Qualcuno potrebbe pensare che quelli che abbiamo sottolineato sono problemi secondari, con tutti i guai che ci sono in Italia. Qualcuno potrebbe aggiungere che gli immigrati sono solo una piccola minoranza nella società italiana. A noi, però, viene in mente un racconto del Burkina Faso – che parla delle terribili conseguenze provocate da una banale lotta tra lucertole in un villaggio africano – e si conclude ricordando che “Quando c’è un problema in una comunità, tutta la comunità deve riunirsi per cercare di risolverlo.
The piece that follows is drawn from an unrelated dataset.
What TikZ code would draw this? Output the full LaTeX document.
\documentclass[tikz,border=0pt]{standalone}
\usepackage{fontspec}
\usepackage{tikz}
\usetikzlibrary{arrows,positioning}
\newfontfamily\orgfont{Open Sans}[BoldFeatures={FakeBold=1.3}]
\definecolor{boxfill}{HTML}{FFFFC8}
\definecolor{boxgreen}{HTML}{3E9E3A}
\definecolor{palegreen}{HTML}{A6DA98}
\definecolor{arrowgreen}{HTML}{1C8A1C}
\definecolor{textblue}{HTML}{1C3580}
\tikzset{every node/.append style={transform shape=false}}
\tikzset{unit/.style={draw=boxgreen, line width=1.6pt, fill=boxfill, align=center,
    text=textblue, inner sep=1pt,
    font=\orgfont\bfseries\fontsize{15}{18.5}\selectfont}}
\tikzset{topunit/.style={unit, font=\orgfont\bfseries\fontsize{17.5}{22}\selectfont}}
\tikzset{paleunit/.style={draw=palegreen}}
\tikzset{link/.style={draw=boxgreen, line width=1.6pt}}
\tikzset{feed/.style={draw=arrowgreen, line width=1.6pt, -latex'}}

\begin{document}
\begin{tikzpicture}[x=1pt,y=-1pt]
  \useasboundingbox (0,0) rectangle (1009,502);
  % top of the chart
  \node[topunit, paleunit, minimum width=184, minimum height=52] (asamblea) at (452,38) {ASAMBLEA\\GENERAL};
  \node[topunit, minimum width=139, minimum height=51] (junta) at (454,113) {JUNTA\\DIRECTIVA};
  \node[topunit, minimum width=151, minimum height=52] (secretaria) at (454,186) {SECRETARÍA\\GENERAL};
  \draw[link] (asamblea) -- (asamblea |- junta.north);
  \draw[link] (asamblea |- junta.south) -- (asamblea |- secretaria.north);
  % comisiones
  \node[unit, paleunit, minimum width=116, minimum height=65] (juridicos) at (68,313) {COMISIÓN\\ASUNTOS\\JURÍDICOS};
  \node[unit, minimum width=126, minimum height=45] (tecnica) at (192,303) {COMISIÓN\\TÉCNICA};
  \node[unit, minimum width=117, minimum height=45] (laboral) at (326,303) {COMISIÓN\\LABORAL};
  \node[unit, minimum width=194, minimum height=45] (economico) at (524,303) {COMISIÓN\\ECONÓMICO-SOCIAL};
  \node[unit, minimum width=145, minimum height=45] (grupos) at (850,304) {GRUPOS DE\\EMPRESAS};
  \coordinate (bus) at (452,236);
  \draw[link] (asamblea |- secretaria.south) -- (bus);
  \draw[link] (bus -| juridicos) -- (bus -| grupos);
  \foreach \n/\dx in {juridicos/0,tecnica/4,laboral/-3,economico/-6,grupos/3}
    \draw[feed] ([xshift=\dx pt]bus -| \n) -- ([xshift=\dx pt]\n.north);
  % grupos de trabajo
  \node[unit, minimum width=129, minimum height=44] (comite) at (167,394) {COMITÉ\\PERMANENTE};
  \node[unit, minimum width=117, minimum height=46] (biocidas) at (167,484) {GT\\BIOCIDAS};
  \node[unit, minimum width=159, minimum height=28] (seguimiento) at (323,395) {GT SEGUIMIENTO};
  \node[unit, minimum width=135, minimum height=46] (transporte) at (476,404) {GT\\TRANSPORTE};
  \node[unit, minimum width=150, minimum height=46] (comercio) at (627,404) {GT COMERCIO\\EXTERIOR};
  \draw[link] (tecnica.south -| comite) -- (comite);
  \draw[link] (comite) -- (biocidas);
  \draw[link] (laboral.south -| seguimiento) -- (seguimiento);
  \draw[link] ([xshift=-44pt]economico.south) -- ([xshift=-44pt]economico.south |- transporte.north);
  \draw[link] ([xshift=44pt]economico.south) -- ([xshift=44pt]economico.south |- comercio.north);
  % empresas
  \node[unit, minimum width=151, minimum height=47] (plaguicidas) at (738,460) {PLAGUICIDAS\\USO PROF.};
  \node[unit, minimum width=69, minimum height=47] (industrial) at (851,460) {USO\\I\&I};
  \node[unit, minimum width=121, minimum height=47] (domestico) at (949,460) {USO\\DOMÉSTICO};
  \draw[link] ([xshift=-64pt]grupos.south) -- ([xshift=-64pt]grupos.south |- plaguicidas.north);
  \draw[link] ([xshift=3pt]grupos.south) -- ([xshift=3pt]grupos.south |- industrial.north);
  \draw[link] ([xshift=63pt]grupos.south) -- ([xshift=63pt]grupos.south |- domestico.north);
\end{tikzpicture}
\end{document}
Anche se è solo un problema tra lucertole... Perché i problemi della minoranza sono i problemi della maggioranza”. E chi racconta questa storia aggiunge quello che commentava un capo spirituale amerindio, confrontando la sua società a quella occidentale: “Nella società dei bianchi, quando nasce un bambino si aggiunge un quadratino, nella nostra società quando nasce un bambino... allarghiamo il cerchio”.
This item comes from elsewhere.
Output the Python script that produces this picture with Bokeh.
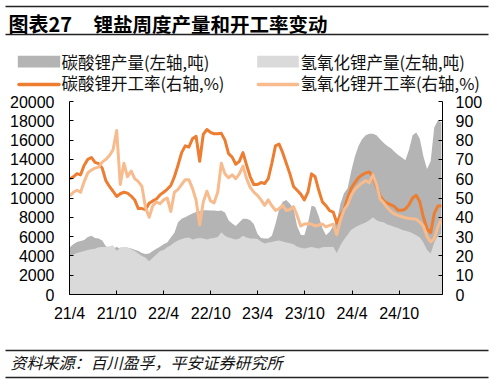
import pandas as pd
from bokeh.plotting import figure
from bokeh.models import Range1d, LinearAxis, FixedTicker
from bokeh.layouts import column
from bokeh.embed import file_html
from bokeh.resources import INLINE
from bokeh.core.properties import value

# ---------------- data (bi-weekly readings) ----------------
start_date = "2021-04-02"
step = "14D"

carb_prod = [4900, 5200, 5440, 5550, 5650, 5950, 6100, 5850, 5800, 5600,
             5000, 4850, 4760, 4930, 4760, 4900, 4850, 4760, 4650, 4500,
             4300, 4200, 4250, 4500, 4750, 4950, 5200, 5400, 5900, 6400,
             7500, 7850, 8000, 8210, 8400, 8550, 8650, 8730, 8730, 8700,
             8700, 8650, 8700, 8500, 7700, 7350, 7100, 7500, 7850, 7850,
             7700, 7300, 6300, 5850, 5800, 5800, 6100, 7300, 8800, 9600,
             9800, 9400, 8900, 7100, 6200, 6150, 7400, 9200, 9100, 8100,
             6900, 6140, 6500, 7100, 7600, 9400, 10500, 11000, 12800, 14300,
             15400, 16100, 16500, 16660, 16660, 16490, 16100, 15700, 15400, 15150,
             14800, 14450, 14200, 13900, 15000, 16500, 16800, 16150, 14300, 13000,
             13800, 17300, 18040, 17860]

hyd_prod = [3900, 4150, 4300, 4400, 4500, 4600, 4700, 4750, 4900, 4930,
            4930, 5000, 5100, 4500, 4900, 4930, 4900, 4700, 4500, 4250,
            4000, 3800, 3450, 3800, 4150, 4500, 4600, 4900, 5100, 5400,
            5600, 5750, 5850, 5900, 5700, 5800, 5850, 5800, 5700, 5800,
            5850, 5950, 6450, 6100, 5900, 5800, 5700, 5800, 6100, 5900,
            5800, 5800, 5750, 5500, 5280, 5400, 5450, 5550, 5600, 5500,
            5400, 5300, 5200, 4950, 4850, 4760, 4850, 4930, 4850, 4760,
            4900, 4930, 4930, 4950, 4300, 5100, 5700, 6200, 6700, 6950,
            7150, 7300, 7450, 7700, 8000, 7700, 7550, 7500, 7250, 7150,
            7000, 6900, 6700, 6600, 6500, 6350, 6150, 5900, 5400, 4600,
            4250, 5400, 6100, 6300]

carb_rate = [60, 61, 62.6, 62, 67, 70, 71, 68.5, 67.8, 65.5,
             59, 56, 53.5, 50.8, 52.2, 53, 52.5, 51, 49, 44.5,
             44.5, 44, 47.3, 48.5, 49.5, 51.6, 53, 54.5, 56.5, 61,
             67, 73.5, 77, 76.4, 80.7, 82, 69, 83, 85.5, 84,
             83.3, 83.3, 83.5, 80, 73, 71.2, 67.5, 69, 73.5, 67,
             61, 57, 57, 58, 57.5, 60, 68, 77, 78, 73.5,
             68, 62.5, 56, 54, 52, 49, 53, 62.5, 61, 54,
             48, 46, 43.5, 42.7, 37, 41, 44, 50, 55, 58,
             60.5, 62, 63, 63.5, 61, 56, 51, 48.5, 47.3, 46.5,
             45.5, 43.6, 43.6, 44.3, 46.5, 50, 51.4, 48, 40, 34,
             32, 42, 45.8, 46]

hyd_rate = [51, 53, 54, 53, 58.5, 63, 64.5, 65.5, 66, 68.6,
            70, 72, 75, 85, 57, 68, 61, 64, 60, 58.5,
            56, 45, 40, 46, 48, 47, 49, 50, 43, 53,
            54.5, 57, 59.5, 59.5, 55, 49, 36, 48, 53.5, 48.5,
            47.5, 53, 68, 62.5, 60.5, 62, 60, 62.5, 66.5, 60,
            55.5, 53, 51.4, 49, 46.2, 49, 46, 43.6, 44.5, 46.2,
            43.5, 44, 45.5, 41, 35.5, 36.5, 36.7, 36.5, 35.5, 36,
            36.5, 35, 35.8, 36.5, 31, 38.5, 43.8, 46.5, 51.4, 54.5,
            56.3, 57.8, 59, 58, 62, 57, 49.5, 47.5, 45, 43,
            41.7, 41, 40.3, 39.8, 39.4, 39.3, 39, 37.5, 35.5, 30,
            27.3, 29, 35, 39]

tick_labels = ["21/4", "21/10", "22/4", "22/10", "23/4", "23/10", "24/4", "24/10"]
left_ticks = [0, 2000, 4000, 6000, 8000, 10000, 12000, 14000, 16000, 18000, 20000]
right_ticks = [0, 10, 20, 30, 40, 50, 60, 70, 80, 90, 100]

legend_labels = ["碳酸锂产量(左轴,吨)", "氢氧化锂产量(左轴,吨)",
                 "碳酸锂开工率(右轴,%)", "氢氧化锂开工率(右轴,%)"]
title_head = "图表27"
title_text = "锂盐周度产量和开工率变动"
source_text = "资料来源：百川盈孚，平安证券研究所"

# ---------------- styles ----------------
C_DARK_GREY = "#B4B4B4"
C_LIGHT_GREY = "#DADADA"
C_ORANGE = "#ED7D31"
C_LIGHT_ORANGE = "#F7BB8E"
C_RULE = "#222222"
CJK = value("Noto Sans CJK SC")
NUM_FONT = "Liberation Sans"
W = 494

origin = pd.Timestamp("2021-04-01")
dates = pd.date_range(start_date, periods=len(carb_prod), freq=step)
xs = [(d - origin).days for d in dates]
tick_pos = []
for t in tick_labels:
    yy, mm = t.split("/")
    tick_pos.append((pd.Timestamp(2000 + int(yy), int(mm), 1) - origin).days)
x_end = xs[-1] + 4

# ---------------- header (title + legend) ----------------
HH = 95
h = figure(width=W, height=HH, x_range=Range1d(0, W), y_range=Range1d(HH, 0),
           output_backend="svg", toolbar_location=None, title=None,
           x_axis_type=None, y_axis_type=None, min_border=0, frame_align=False)
h.outline_line_color = None
h.segment(x0=[5, 5], y0=[6, 34], x1=[488, 488], y1=[6, 34], line_color=C_RULE, line_width=1.7)
h.text(x=[8], y=[22.5], text=[title_head], text_font=CJK, text_font_style="bold",
       text_font_size="20px", text_baseline="middle", text_color="#000000")
h.text(x=[93], y=[22.5], text=[title_text], text_font=CJK, text_font_style="bold",
       text_font_size="19.5px", text_baseline="middle", text_color="#000000")
h.quad(left=[17.3, 256.7], right=[59.7, 298.3], top=[55.3, 55.3], bottom=[67, 67],
       fill_color=[C_DARK_GREY, C_LIGHT_GREY], line_color=None)
h.segment(x0=[18.5], y0=[84], x1=[58.5], y1=[84], line_color=C_ORANGE, line_width=3.5, line_cap="round")
h.segment(x0=[257.9], y0=[84], x1=[297.1], y1=[84], line_color=C_LIGHT_ORANGE, line_width=3.5, line_cap="round")
h.text(x=[61, 300, 61, 300], y=[61.5, 61.5, 82.8, 82.8], text=legend_labels, text_font=CJK,
       text_font_size="16.5px", text_baseline="middle", text_color="#111111")

# ---------------- main chart ----------------
p = figure(width=W, height=235, output_backend="svg", toolbar_location=None, title=None,
           x_range=Range1d(0, x_end), y_range=Range1d(0, 20000), frame_align=False,
           min_border_left=69, min_border_right=52, min_border_top=6, min_border_bottom=36)
p.extra_y_ranges = {"rate": Range1d(0, 100)}
p.outline_line_color = None
p.xgrid.visible = False
p.ygrid.visible = False

p.varea(x=xs, y1=0, y2=carb_prod, fill_color=C_DARK_GREY)
p.varea(x=xs, y1=0, y2=hyd_prod, fill_color=C_LIGHT_GREY)
p.line(xs, carb_rate, y_range_name="rate", line_color=C_ORANGE, line_width=3, line_join="round")
p.line(xs, hyd_rate, y_range_name="rate", line_color=C_LIGHT_ORANGE, line_width=3, line_join="round")

left_axis = p.yaxis[0]
left_axis.ticker = FixedTicker(ticks=left_ticks)
right_axis = LinearAxis(y_range_name="rate", ticker=FixedTicker(ticks=right_ticks))
p.add_layout(right_axis, "right")

p.xaxis.ticker = FixedTicker(ticks=tick_pos)
p.xaxis.major_label_overrides = {k: v for k, v in zip(tick_pos, tick_labels)}

for ax in p.axis:
    ax.major_tick_in = 4
    ax.major_tick_out = 0
    ax.minor_tick_line_color = None
    ax.axis_line_color = "#000000"
    ax.major_tick_line_color = "#000000"
    ax.major_label_text_font = NUM_FONT
    ax.major_label_text_font_size = "16px"
    ax.major_label_text_color = "#000000"
p.xaxis.major_label_standoff = 10
left_axis.major_label_standoff = 15
right_axis.major_label_standoff = 13

# ---------------- footer (source) ----------------
FH = 49
f = figure(width=W, height=FH, x_range=Range1d(0, W), y_range=Range1d(FH, 0),
           output_backend="svg", toolbar_location=None, title=None,
           x_axis_type=None, y_axis_type=None, min_border=0, frame_align=False)
f.outline_line_color = None
f.segment(x0=[5, 5], y0=[20, 47], x1=[488, 488], y1=[20, 47], line_color=C_RULE, line_width=1.7)
f.text(x=[10], y=[31.7], text=[source_text], text_font=CJK, text_font_style="italic",
       text_font_size="16px", text_baseline="middle", text_color="#111111")

layout = column(h, p, f, spacing=0)
open("out.html", "w").write(file_html(layout, INLINE))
In Italia, non è arrivato il momento di allargare il cerchio?

 

Ci piacerebbe che lei si adoperasse per la realizzazione di incontri a livello locale e regionale tra le nostre associazioni e le strutture territoriali della CGIL.

 

Cordiali saluti

 

Comitato provvisorio degli immigrati in Italia :

Immigrati di Caserta; Coordinamento antirazzista Cesar K (Verona); Gruppo migranti del movimento di lotta per la casa (Firenze); Assoc. Interculturale Todo Cambia (Milano); Associazione Multietnica 2001; Forum Sociale di Correggio; Immigrati in movimento (Napoli) ; Comunità Burkina Faso ARBI (Napoli); JVP (Roma) Associazione Latinoamericana El Condor (Roma) ; Comunità indiana; Dhuumcat (Roma); Associazione senegalese (Roma); UAWA (Roma); Comunità Moldava (Roma); SUTKA (Roma); Illiria (Roma); Associazione Filippini (Roma); Forum Associazioni immigrati (Brescia); Coordinamento immigrati CGIL (Brescia); Associazione Latinoamericana di Cremona.